Dataset |

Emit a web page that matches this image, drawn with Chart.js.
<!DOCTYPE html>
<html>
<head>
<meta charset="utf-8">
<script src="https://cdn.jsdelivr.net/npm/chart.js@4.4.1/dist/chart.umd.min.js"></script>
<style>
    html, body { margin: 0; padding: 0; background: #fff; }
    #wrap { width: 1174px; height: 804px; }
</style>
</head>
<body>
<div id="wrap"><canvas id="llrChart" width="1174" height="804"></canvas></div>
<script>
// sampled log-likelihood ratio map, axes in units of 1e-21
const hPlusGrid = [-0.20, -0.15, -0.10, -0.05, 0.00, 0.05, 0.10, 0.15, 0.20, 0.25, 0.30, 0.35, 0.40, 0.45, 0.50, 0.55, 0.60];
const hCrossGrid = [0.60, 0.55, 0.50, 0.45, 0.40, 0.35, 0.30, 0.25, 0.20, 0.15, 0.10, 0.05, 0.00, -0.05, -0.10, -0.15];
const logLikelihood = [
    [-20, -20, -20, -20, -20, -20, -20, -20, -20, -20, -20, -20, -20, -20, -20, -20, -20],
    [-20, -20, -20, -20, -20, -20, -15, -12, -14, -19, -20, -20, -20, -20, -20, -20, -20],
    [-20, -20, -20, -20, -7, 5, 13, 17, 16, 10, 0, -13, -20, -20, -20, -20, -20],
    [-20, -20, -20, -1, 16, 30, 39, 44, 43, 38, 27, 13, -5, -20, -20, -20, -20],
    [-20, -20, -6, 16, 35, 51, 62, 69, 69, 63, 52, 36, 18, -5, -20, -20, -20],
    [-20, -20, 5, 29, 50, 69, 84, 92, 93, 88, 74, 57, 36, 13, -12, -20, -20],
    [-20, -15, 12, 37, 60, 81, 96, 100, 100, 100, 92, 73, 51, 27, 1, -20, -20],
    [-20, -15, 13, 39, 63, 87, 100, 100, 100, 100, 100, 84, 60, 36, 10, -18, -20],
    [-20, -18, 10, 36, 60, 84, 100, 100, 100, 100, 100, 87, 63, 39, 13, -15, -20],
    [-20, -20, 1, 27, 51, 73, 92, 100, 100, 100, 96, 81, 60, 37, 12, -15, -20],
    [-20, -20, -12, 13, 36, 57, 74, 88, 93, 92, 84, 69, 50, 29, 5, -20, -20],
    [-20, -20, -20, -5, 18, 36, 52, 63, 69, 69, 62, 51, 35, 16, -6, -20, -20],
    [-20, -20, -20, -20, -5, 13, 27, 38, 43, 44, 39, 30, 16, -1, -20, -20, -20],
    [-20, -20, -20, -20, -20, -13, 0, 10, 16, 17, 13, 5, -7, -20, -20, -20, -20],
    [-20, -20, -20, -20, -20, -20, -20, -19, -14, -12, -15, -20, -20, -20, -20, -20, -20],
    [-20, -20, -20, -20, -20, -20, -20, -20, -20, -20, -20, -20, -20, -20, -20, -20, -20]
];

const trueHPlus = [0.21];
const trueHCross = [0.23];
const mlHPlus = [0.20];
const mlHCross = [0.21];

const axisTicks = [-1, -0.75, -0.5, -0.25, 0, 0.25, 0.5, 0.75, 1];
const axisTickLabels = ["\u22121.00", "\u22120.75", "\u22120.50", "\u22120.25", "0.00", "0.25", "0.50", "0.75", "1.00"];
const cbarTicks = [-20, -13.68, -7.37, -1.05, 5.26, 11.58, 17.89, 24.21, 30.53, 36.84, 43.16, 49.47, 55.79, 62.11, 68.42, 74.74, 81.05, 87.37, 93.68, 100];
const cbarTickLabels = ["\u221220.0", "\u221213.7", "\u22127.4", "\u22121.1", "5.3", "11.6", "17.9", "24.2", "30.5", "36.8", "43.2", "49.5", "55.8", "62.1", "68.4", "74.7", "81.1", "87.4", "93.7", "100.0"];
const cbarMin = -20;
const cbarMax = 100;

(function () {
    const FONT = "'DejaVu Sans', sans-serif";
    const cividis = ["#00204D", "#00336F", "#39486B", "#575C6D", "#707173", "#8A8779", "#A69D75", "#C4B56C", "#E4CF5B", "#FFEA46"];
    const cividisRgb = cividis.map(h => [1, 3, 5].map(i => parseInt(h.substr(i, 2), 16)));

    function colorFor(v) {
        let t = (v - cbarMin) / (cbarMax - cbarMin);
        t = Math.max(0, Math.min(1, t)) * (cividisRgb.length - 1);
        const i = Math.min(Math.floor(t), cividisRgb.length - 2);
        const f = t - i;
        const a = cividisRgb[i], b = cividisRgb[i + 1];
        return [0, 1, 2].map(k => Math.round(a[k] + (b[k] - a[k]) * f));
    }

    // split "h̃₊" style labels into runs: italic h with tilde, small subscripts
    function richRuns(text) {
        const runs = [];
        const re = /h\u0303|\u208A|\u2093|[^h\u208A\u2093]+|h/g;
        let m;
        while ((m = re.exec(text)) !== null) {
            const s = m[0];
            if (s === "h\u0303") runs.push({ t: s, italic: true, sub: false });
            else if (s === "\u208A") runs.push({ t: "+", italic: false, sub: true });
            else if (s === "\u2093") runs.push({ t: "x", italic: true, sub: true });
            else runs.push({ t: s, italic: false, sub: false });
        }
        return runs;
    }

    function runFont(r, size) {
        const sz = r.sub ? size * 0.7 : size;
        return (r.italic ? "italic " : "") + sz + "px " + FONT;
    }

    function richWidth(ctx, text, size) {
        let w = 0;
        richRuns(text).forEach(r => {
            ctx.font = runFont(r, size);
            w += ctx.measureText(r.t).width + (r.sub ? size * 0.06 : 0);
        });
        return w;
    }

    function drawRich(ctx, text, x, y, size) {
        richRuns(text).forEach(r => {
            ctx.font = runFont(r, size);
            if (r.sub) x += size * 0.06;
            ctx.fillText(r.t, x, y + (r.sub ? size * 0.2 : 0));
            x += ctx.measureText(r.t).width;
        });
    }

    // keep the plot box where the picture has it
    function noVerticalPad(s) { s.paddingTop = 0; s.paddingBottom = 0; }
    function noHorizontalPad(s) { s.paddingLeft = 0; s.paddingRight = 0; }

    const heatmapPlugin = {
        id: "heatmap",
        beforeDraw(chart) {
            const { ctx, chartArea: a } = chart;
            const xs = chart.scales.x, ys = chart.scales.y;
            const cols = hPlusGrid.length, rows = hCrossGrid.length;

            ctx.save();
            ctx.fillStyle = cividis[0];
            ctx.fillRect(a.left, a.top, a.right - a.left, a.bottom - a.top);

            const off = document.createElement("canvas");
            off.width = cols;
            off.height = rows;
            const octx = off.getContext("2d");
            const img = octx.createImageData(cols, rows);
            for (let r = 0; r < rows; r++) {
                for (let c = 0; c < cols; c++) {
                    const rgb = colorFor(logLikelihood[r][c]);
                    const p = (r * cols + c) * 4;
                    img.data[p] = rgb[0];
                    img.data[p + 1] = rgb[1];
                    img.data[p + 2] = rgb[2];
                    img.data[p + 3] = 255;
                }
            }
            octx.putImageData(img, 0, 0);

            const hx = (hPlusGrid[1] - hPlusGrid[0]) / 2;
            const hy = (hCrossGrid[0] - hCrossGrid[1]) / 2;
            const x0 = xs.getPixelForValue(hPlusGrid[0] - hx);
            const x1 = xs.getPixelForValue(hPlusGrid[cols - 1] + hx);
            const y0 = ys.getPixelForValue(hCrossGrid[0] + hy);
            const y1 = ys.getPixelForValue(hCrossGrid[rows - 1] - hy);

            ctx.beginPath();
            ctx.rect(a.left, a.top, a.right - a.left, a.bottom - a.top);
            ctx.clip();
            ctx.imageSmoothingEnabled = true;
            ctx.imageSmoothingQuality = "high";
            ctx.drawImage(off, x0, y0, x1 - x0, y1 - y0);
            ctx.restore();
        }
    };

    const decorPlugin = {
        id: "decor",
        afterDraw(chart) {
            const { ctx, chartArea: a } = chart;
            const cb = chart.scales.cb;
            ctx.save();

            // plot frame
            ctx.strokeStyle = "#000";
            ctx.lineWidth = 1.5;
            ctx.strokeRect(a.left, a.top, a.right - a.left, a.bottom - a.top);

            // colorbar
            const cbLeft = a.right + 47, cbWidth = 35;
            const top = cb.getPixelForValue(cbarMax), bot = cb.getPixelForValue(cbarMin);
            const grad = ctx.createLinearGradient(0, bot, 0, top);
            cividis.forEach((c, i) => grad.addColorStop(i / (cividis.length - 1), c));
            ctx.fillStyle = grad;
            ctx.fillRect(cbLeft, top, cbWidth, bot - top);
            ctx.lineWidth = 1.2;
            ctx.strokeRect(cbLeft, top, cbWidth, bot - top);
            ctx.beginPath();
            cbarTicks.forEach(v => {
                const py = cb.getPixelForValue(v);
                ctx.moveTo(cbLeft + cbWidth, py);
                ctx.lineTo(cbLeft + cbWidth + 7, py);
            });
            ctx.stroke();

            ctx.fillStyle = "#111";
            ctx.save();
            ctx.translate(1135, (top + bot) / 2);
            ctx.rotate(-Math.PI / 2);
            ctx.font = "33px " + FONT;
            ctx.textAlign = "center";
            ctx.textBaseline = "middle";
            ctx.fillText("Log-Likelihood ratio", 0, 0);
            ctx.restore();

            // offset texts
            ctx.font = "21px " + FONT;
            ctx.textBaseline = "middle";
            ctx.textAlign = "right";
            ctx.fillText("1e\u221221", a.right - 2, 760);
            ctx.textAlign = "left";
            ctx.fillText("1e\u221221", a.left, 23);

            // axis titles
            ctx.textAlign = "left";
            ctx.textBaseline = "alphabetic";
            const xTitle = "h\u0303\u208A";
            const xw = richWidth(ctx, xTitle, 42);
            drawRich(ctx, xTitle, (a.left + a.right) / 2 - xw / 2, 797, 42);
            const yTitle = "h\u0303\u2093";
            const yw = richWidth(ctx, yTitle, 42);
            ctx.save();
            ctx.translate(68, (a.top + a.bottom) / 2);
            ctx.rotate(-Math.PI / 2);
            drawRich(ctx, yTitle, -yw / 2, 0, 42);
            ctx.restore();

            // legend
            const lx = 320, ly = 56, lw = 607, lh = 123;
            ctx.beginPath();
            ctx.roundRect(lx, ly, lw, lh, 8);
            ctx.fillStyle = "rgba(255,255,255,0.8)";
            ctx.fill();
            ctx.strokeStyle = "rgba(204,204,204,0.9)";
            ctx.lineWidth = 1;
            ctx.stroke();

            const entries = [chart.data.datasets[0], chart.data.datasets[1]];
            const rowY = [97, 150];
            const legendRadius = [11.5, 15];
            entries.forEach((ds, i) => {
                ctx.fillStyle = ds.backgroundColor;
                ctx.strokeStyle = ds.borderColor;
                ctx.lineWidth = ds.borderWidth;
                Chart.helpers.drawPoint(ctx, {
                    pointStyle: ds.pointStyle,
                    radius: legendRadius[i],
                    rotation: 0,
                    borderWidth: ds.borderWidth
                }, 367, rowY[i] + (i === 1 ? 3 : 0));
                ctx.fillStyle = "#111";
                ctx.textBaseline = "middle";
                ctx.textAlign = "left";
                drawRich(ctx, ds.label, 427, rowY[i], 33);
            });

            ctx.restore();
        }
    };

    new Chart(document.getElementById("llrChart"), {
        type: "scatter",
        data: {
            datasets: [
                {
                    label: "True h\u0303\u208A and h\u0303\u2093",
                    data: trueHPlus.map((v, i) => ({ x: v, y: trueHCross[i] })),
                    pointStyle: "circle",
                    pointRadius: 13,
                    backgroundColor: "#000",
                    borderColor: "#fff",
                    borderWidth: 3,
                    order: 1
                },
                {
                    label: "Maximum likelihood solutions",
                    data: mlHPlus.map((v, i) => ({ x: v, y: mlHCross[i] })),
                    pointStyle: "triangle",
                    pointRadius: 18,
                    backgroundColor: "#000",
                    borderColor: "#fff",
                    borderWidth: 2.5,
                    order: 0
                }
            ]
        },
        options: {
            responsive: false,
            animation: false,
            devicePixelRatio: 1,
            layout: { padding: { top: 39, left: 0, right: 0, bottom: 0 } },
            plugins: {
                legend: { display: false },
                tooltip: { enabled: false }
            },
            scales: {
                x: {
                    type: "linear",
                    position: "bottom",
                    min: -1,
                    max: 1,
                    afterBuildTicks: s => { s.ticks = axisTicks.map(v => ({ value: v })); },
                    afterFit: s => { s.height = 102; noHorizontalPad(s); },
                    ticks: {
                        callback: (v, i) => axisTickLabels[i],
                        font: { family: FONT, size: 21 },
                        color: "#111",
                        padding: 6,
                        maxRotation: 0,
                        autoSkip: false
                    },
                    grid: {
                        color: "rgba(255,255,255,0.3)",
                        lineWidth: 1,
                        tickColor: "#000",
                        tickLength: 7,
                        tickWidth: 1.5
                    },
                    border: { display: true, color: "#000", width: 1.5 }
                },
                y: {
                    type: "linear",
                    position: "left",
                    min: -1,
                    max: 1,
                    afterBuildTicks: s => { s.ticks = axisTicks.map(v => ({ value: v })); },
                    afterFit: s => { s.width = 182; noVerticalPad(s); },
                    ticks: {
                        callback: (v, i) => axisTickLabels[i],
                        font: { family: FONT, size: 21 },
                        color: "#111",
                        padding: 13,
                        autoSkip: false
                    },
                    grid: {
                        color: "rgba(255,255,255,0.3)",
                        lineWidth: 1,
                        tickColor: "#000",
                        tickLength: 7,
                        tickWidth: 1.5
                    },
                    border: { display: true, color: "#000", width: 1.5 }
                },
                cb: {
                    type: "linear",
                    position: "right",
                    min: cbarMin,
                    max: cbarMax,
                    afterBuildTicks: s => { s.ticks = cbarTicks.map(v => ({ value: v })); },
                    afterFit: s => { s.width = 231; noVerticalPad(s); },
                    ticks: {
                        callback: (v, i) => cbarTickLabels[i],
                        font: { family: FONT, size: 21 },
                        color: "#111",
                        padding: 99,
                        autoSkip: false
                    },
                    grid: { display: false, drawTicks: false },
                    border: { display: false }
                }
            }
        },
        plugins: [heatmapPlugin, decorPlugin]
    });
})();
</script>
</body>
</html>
--
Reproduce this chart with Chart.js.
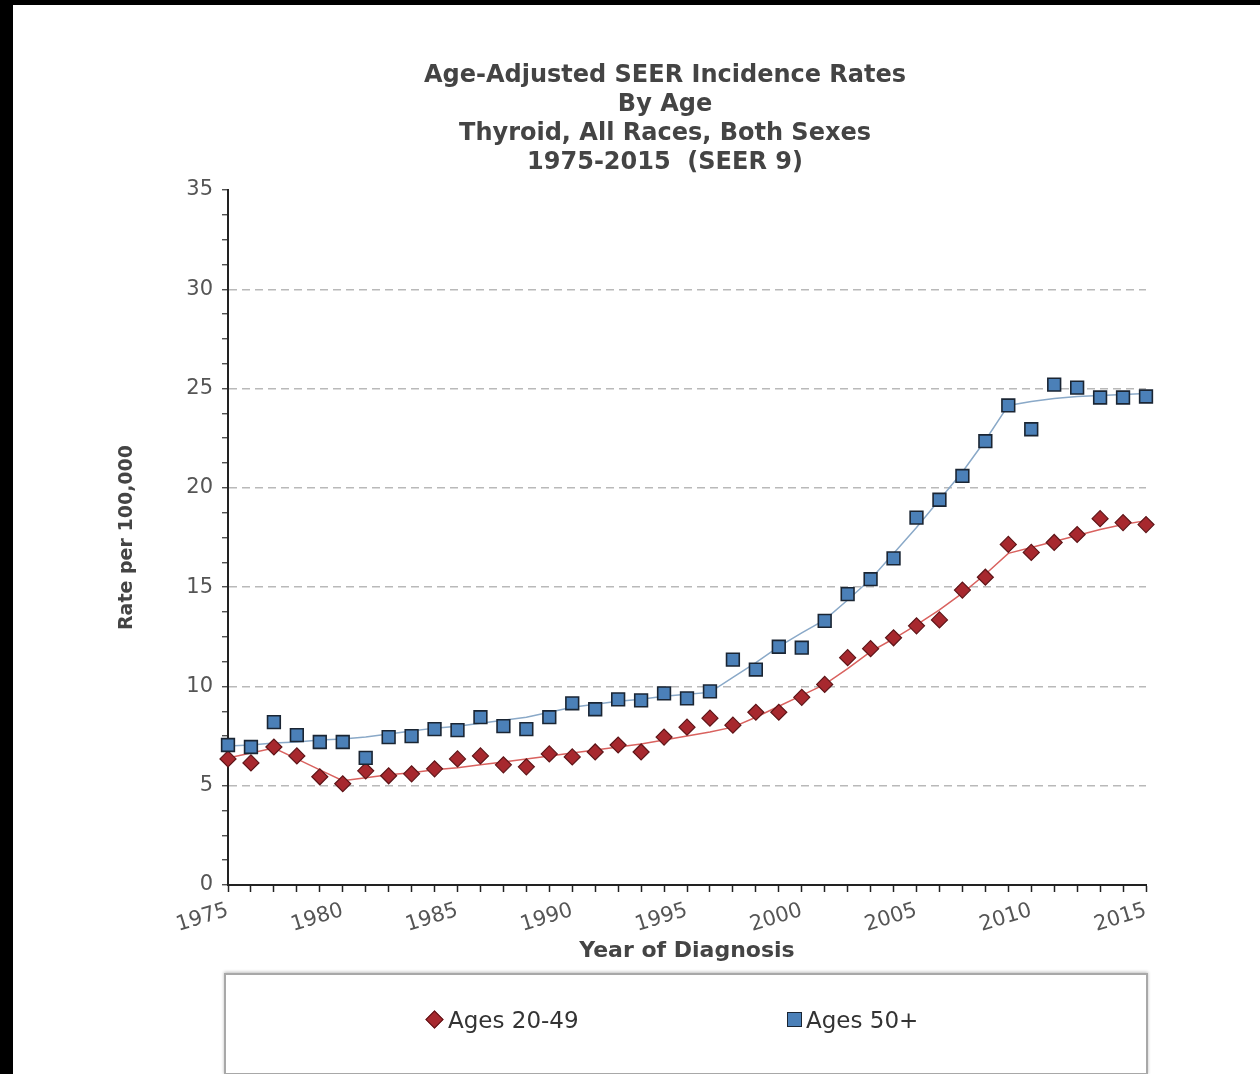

What you will do | Pick out, from the lines above, every one that contains the string "with".

Completed task |
Emit a web page that matches this image, drawn with Chart.js.
    // split "h̃₊" style labels into runs: italic h with tilde, small subscripts
Reproduce this chart with Chart.js.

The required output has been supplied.